Abstract

AbstractThe terrestrial limestones forming at the emergence of thermal springs show a variety of unusual depositional facies. The specific lithological and petrological features of these deposits have few counterparts in the marine, and continental, karst‐related carbonates, but they are typical of the epigean limestone that has been quarried since antiquity in the surroundings of Tivoli (Rome) under the name of travertine, where it is still forming in hydro‐geothermal fields linked to extensional tectonics. The physicochemical, hydrodynamic and geological conditions specific to the Tivoli thermal spring system imply hypersaturated alkaline–sulphate, warm to hot waters, upwelling from springs fed through open fractures/faults in extensional and/or volcanic regimes. These features, together with the hydrodynamic behaviour of the water flows running from the vents, control the petrogenetic features of the travertine, a well‐bedded, mostly finely laminated, porous but quite compact limestone. The results of a detailed comparative petrological analysis carried out on the lithofacies of travertine limestones, and of those observed during formation within numerous active thermal spring fields, provide the elements required for an exhaustive textural classification of the travertine lithofacies, which has not yet been described systematically.

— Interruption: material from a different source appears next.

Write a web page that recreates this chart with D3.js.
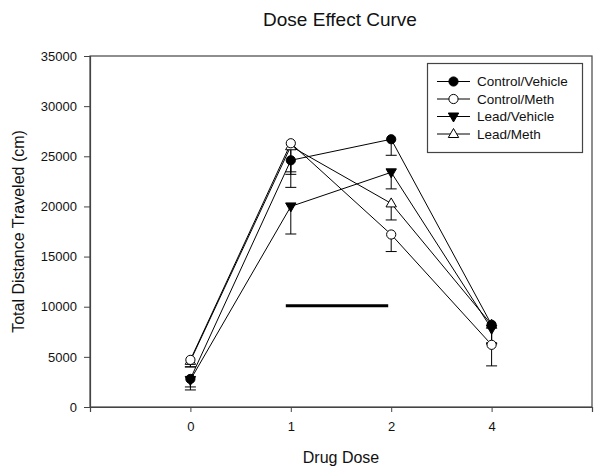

According to the genetic processes and fabrics, the thermal deposits that originate from such hypersaturated alkaline–sulphate, warm to hot waters, can be subdivided into: abiotic crystalline crusts, microbially mediated crusts (microbialites) and granular deposits mostly represented by small accumulations of lime‐mudstone. Some of the granular deposits and the microbialites are only partially comparable with analogous sediments forming on tidal flats/sabkhas or other continental sites; however, the facies association of crystalline crusts and laminar curled microbialites has no counterpart in the marine realm. The widespread presence of thermophile bacteria and sulphobacteria, and the general absence of autochthonous eukaryote organisms, unable to live in poisonous sulphate waters, are also undeniable evidence of their thermal origin.